Sex & Life
Sex & Life July 19, 2017
If he smiles at his phone, it is not the end of the world.
If you’ve ever perused a women’s magazine – or any dating/romance blog – you’ll know they prey upon the fear of helpless girlfriends.
Does “7 Subtle Ways to Tell if He’s Cheating” sound familiar? How about, “If He Does This at Dinner, That’s One of the Huge Red Flags in a Relationship”?
If you are beginning to have deja vu, it’s because these articles are pervasive. They’re everywhere. And to make it worse, your man may be totally faultless (well, nobody’s perfect, but you get the picture).

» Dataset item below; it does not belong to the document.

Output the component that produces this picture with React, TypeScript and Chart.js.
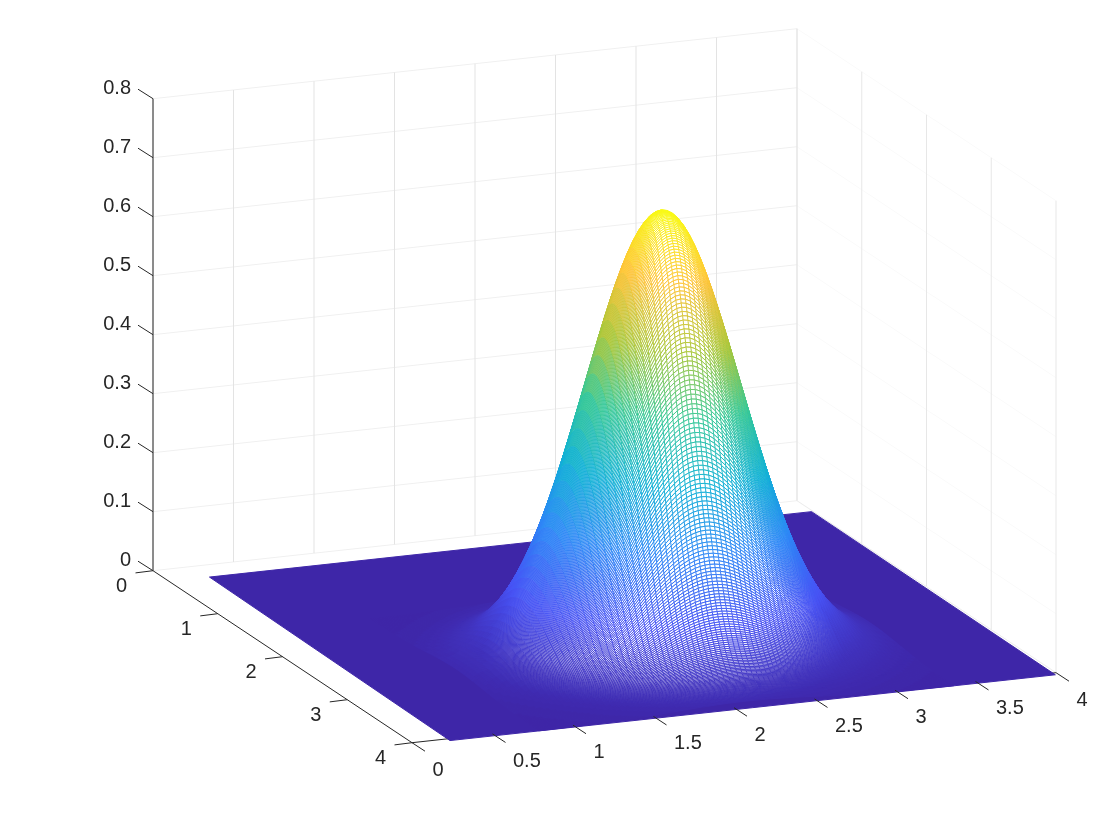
import React, { useEffect, useRef } from "react";
import { Chart, registerables } from "chart.js";

Chart.register(...registerables);

const xTicks = [0, 0.5, 1, 1.5, 2, 2.5, 3, 3.5, 4];
const xTickLabels = ["0", "0.5", "1", "1.5", "2", "2.5", "3", "3.5", "4"];
const yTicks = [0, 1, 2, 3, 4];
const yTickLabels = ["0", "1", "2", "3", "4"];
const zTicks = [0, 0.1, 0.2, 0.3, 0.4, 0.5, 0.6, 0.7, 0.8];
const zTickLabels = ["0", "0.1", "0.2", "0.3", "0.4", "0.5", "0.6", "0.7", "0.8"];

const surfaceX = [0.25, 3.99, 3.98, 0.22, 0.25];
const surfaceY = [0.25, 0.25, 4.04, 4.04, 0.25];

const zPeak = 0.75;
const peakX = 2.06;
const peakY = 2.75;
const sampleStep = 0.0075;
const columnStride = 4;
const lastFrontRow = 172;
const faintLimit = 0.003;
const minFaceArea = 3.5;
const faceAreaFade = 3;

// relative height of the bump, read outward from its crest at each sample step
const zProfile = [
  1, 0.9999, 0.9994, 0.9988, 0.9978, 0.9965, 0.995, 0.9932, 0.9912, 0.9888,
  0.9862, 0.9833, 0.9802, 0.9768, 0.9731, 0.9692, 0.9651, 0.9607, 0.956, 0.9511,
  0.946, 0.9406, 0.935, 0.9292, 0.9231, 0.9169, 0.9104, 0.9037, 0.8968, 0.8898,
  0.8825, 0.875, 0.8674, 0.8596, 0.8517, 0.8435, 0.8353, 0.8268, 0.8183, 0.8096,
  0.8007, 0.7918, 0.7827, 0.7735, 0.7642, 0.7548, 0.7454, 0.7358, 0.7261, 0.7164,
  0.7066, 0.6968, 0.6869, 0.677, 0.667, 0.657, 0.6469, 0.6368, 0.6268, 0.6166,
  0.6065, 0.5965, 0.5863, 0.5762, 0.5662, 0.5561, 0.5461, 0.5361, 0.5261, 0.5162,
  0.5063, 0.4965, 0.4868, 0.477, 0.4674, 0.4578, 0.4483, 0.4389, 0.4296, 0.4203,
  0.4111, 0.402, 0.393, 0.3841, 0.3753, 0.3666, 0.358, 0.3495, 0.3411, 0.3328,
  0.3247, 0.3166, 0.3086, 0.3008, 0.2931, 0.2855, 0.278, 0.2707, 0.2635, 0.2563,
  0.2494, 0.2425, 0.2357, 0.2291, 0.2226, 0.2163, 0.21, 0.2039, 0.1979, 0.192,
  0.1863, 0.1806, 0.1751, 0.1698, 0.1645, 0.1593, 0.1543, 0.1494, 0.1446, 0.1399,
  0.1353, 0.1309, 0.1265, 0.1223, 0.1182, 0.1142, 0.1103, 0.1064, 0.1027, 0.0991,
  0.0956, 0.0922, 0.0889, 0.0857, 0.0826, 0.0796, 0.0766, 0.0738, 0.071, 0.0683,
  0.0657, 0.0632, 0.0608, 0.0584, 0.0561, 0.0539, 0.0518, 0.0497, 0.0477, 0.0458,
  0.0439, 0.0421, 0.0404, 0.0387, 0.0371, 0.0356, 0.034, 0.0326, 0.0312, 0.0299,
  0.0286, 0.0273, 0.0261, 0.025, 0.0239, 0.0228, 0.0218, 0.0208, 0.0198, 0.0189,
  0.0181, 0.0172, 0.0164, 0.0157, 0.0149, 0.0142,
];

const parulaStops = [
  [0.2422, 0.1504, 0.6603],
  [0.281, 0.3228, 0.9579],
  [0.1786, 0.5289, 0.9682],
  [0.0689, 0.6948, 0.8394],
  [0.2161, 0.7843, 0.5923],
  [0.672, 0.7793, 0.2227],
  [0.997, 0.7659, 0.2199],
  [0.9769, 0.9839, 0.0805],
];

const project = (x: number, y: number, z: number) => ({
  x: 153 + 161 * x + 64.75 * y,
  y: 570.7 - 17.5 * x + 43 * y - 590 * z,
});

const palette: string[] = [];
for (let i = 0; i < 256; i++) {
  const t = (i / 255) * (parulaStops.length - 1);
  const a = Math.min(Math.floor(t), parulaStops.length - 2);
  const f = t - a;
  const c = parulaStops[a].map((v, n) => Math.round(255 * (v + (parulaStops[a + 1][n] - v) * f)));
  palette.push(`rgb(${c[0]},${c[1]},${c[2]})`);
}
const colorOf = (z: number) => palette[Math.max(0, Math.min(255, Math.round((z / zPeak) * 255)))];

const AXIS = "#262626";
const LINE_W = 0.95;

type Row = { z: number[] };
type Pt = { x: number; y: number };

function segmentDataset(points: Pt[], color: string, order: number, width = 1) {
  return {
    data: points,
    showLine: true,
    borderColor: color,
    borderWidth: width,
    pointRadius: 0,
    order,
    clip: false,
  };
}

const faceArea = (a: Pt, b: Pt, c: Pt, d: Pt) =>
  Math.abs((c.x - a.x) * (d.y - b.y) - (d.x - b.x) * (c.y - a.y)) / 2;

export default function App() {
  const ref = useRef<HTMLCanvasElement>(null);
  useEffect(() => {
    const datasets: any[] = [];
    let order = 1000000;
    const add = (pts: number[][], color: string, width = 1) => {
      datasets.push(segmentDataset(pts.map((p) => project(p[0], p[1], p[2])), color, order--, width));
    };
    const top = zTicks[zTicks.length - 1];

    // walls and the floor's outer edges
    zTicks.forEach((z) => {
      add([[0, 0, z], [4, 0, z]], "#F0F0F0");
      add([[4, 0, z], [4, 4, z]], "#FAFAFA");
    });
    xTicks.forEach((x) => add([[x, 0, 0], [x, 0, top]], "#E3E3E3"));
    yTicks.forEach((y) => add([[4, y, 0], [4, y, top]], "#E7E7E7"));
    add([[4, 0, 0], [4, 4, 0]], "#ECECEC");

    // axis lines
    add([[0, 0, 0], [0, 0, top]], AXIS);
    add([[0, 0, 0], [0, 4, 0]], AXIS);
    add([[0, 4, 0], [4, 4, 0]], AXIS);

    // flat part of the surface
    datasets.push({
      data: surfaceX.map((x, i) => project(x, surfaceY[i], 0)),
      showLine: true,
      borderColor: colorOf(0),
      backgroundColor: colorOf(0),
      borderWidth: 1,
      pointRadius: 0,
      fill: "shape",
      order: order--,
      clip: false,
    });

    // rows of the mesh, back to front
    const last = zProfile.length - 1;
    const lastCol = Math.floor(last / columnStride);
    const rows: Row[] = [];
    const firstRow = datasets.length;
    for (let k = -last; k <= lastFrontRow; k++) {
      const yVal = peakY + k * sampleStep;
      const zs: number[] = [];
      const pts: Pt[] = [];
      for (let j = -lastCol; j <= lastCol; j++) {
        const z = zPeak * zProfile[Math.abs(j) * columnStride] * zProfile[Math.abs(k)];
        zs.push(z);
        pts.push(project(peakX + j * columnStride * sampleStep, yVal, z));
      }
      rows.push({ z: zs });
      const rowIndex = rows.length - 1;
      datasets.push({
        data: pts,
        showLine: true,
        borderWidth: LINE_W,
        pointRadius: 0,
        order: order--,
        clip: false,
        segment: { borderColor: (ctx: any) => colorOf(rows[rowIndex].z[ctx.p0DataIndex]) },
      });
    }

    const facesPlugin = {
      id: "faces",
      beforeDatasetDraw(chart: any, args: any) {
        const r = args.index - firstRow;
        if (r < 1) return;
        const now = args.meta.data;
        const prev = chart.getDatasetMeta(args.index - 1).data;
        const c = chart.ctx;
        const zs = rows[r].z;
        const zp = rows[r - 1].z;
        c.save();
        c.lineWidth = LINE_W;
        for (let j = now.length - 1; j >= 0; j--) {
          if (j > 0 && Math.max(zs[j], zs[j - 1], zp[j], zp[j - 1]) > faintLimit) {
            const area = faceArea(prev[j], prev[j - 1], now[j - 1], now[j]);
            if (area > minFaceArea) {
              c.globalAlpha = Math.min(1, (area - minFaceArea) / faceAreaFade);
              c.beginPath();
              c.moveTo(prev[j].x, prev[j].y);
              c.lineTo(prev[j - 1].x, prev[j - 1].y);
              c.lineTo(now[j - 1].x, now[j - 1].y);
              c.lineTo(now[j].x, now[j].y);
              c.closePath();
              c.fillStyle = "#ffffff";
              c.fill();
              c.globalAlpha = 1;
              c.strokeStyle = colorOf(zp[j - 1]);
              c.beginPath();
              c.moveTo(prev[j - 1].x, prev[j - 1].y);
              c.lineTo(prev[j].x, prev[j].y);
              c.stroke();
            }
          }
          if (zs[j] > faintLimit) {
            c.strokeStyle = colorOf(zs[j]);
            c.beginPath();
            c.moveTo(prev[j].x, prev[j].y);
            c.lineTo(now[j].x, now[j].y);
            c.stroke();
          }
        }
        c.restore();
      },
    };

    const ticksPlugin = {
      id: "axisTicks",
      afterDraw(chart: any) {
        const c = chart.ctx;
        const sx = chart.scales.x;
        const sy = chart.scales.y;
        const px = (p: Pt) => ({ x: sx.getPixelForValue(p.x), y: sy.getPixelForValue(p.y) });
        const tick = (p: Pt, dx: number, dy: number) => {
          const a = px(p);
          c.beginPath();
          c.moveTo(a.x, a.y);
          c.lineTo(a.x + dx, a.y + dy);
          c.stroke();
        };
        c.save();
        c.strokeStyle = AXIS;
        c.lineWidth = 1;
        c.fillStyle = AXIS;
        c.font = '20px "Liberation Sans"';
        c.textBaseline = "middle";
        c.textAlign = "right";
        zTicks.forEach((z, i) => {
          const p = project(0, 0, z);
          tick(p, -15, -9.5);
          const a = px(p);
          c.fillText(zTickLabels[i], 131, a.y - 10.5);
        });
        yTicks.forEach((y, i) => {
          const p = project(0, y, 0);
          tick(p, -17.5, 2.2);
          const a = px(p);
          c.fillText(yTickLabels[i], a.x - 26, a.y + 15.7);
        });
        c.textAlign = "left";
        xTicks.forEach((x, i) => {
          const p = project(x, 4, 0);
          tick(p, 13, 8.5);
          const a = px(p);
          c.fillText(xTickLabels[i], a.x + 20.5, a.y + 27.5);
        });
        c.restore();
      },
    };

    const chart = new Chart(ref.current!, {
      type: "scatter",
      data: { datasets },
      plugins: [facesPlugin, ticksPlugin],
      options: {
        animation: false,
        responsive: false,
        events: [],
        layout: { padding: 0 },
        plugins: { legend: { display: false }, tooltip: { enabled: false } },
        scales: {
          x: { type: "linear", min: 0, max: 1120, display: false },
          y: { type: "linear", min: 0, max: 840, reverse: true, display: false },
        },
      },
    } as any);
    return () => chart.destroy();
  }, []);
  return (
    <div style={{ position: "absolute", left: 0, top: 0, width: 1120, height: 840, background: "#fff" }}>
      <canvas ref={ref} width={1120} height={840} style={{ display: "block" }} />
    </div>
  );
}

So rather than scanning another list of abusive tendencies, let’s talk about how constantly searching for red flags in a relationship could do more harm than good.
He smiles when he got a text… does that mean a girl is texting him???
Probably not. He probably saw a video of a baby panda falling into a pile of bamboo. Or maybe his guy friend sent him an inside joke. There are literally endless possibilities. Cheating is one of the five billion possible causes for a phone smile.
Let’s say he asks to use your phone to look up directions. He unlocks your phone, and the first things he sees is “Think He’s Cheating? Here are 5 Reasons Why You Doubt His Loyalty.” Not only will he be hurt that his loyalty has gone unnoticed, but he will doubt your honesty.
Trust is a two-way street. If he’s being faithful to you, there’s no reason you should go looking for red flags in a relationship that is going perfectly well.
Imagine your good ole’ generic boyfriend doing nice things for you… let’s call him Bob. Bob planned an entire romantic dinner for the two of you, lit with candles and everything (yeah, full-on “Parent Trap” style). You come in from work, and he is standing in a nice button-up with some acoustic Italian music playing on Pandora. Well, it was, until you screamed:
“What is this? Why are you being nice?? Who is it?? Shelly?? Really, a secretary?? Really??”
Okay, maybe that’s an exaggeration. However, a reaction like this totally detracts from all the effort he put into this gesture. When you respond with suspicion instead of gratitude, it sends this message to him:
“Oh. She thinks that I wouldn’t do anything nice for her unless I did something bad first.”
eHarmony.com even mentioned the dangers of over-paranoia in relationships. “We’re not suggesting that every time a man does something nice it’s a sign he’s cheating on you”. Flowers are nice things, not the death knell to your romantic happiness.
When you start looking for any little thing that could be wrong with your partner, you develop similar qualities to legitimately paranoid people. “The paranoid personality is stubborn,” Joe Navarro, M.A. told Psychology Today. “There is no pill you can take for it, and those who live with someone who is paranoid pay a price — usually a high emotional price called happiness.”
Now Navarro is explaining a legitimate character disorder, but this is an example of paranoia in its worst form. Looking for red flags in a relationship that was originally trustworthy.
Although we are encouraging trust, we cannot deny the prevalence of infidelity in both our media and our culture. You don’t want to be overbearing and paranoid, but you also don’t want to be dumb if your partner’s behavior has obviously changed.
Now this is a lot easier said than done, but it’s a much more adult decision than poking around his closet for clues of an affair. If you have been cheated on before, he should be more understanding of your suspicion.
So in general, just be smart. A nice guy won’t give you a reason to search for red flags. So be together and have fun — and spend more time on the green flags, if you can.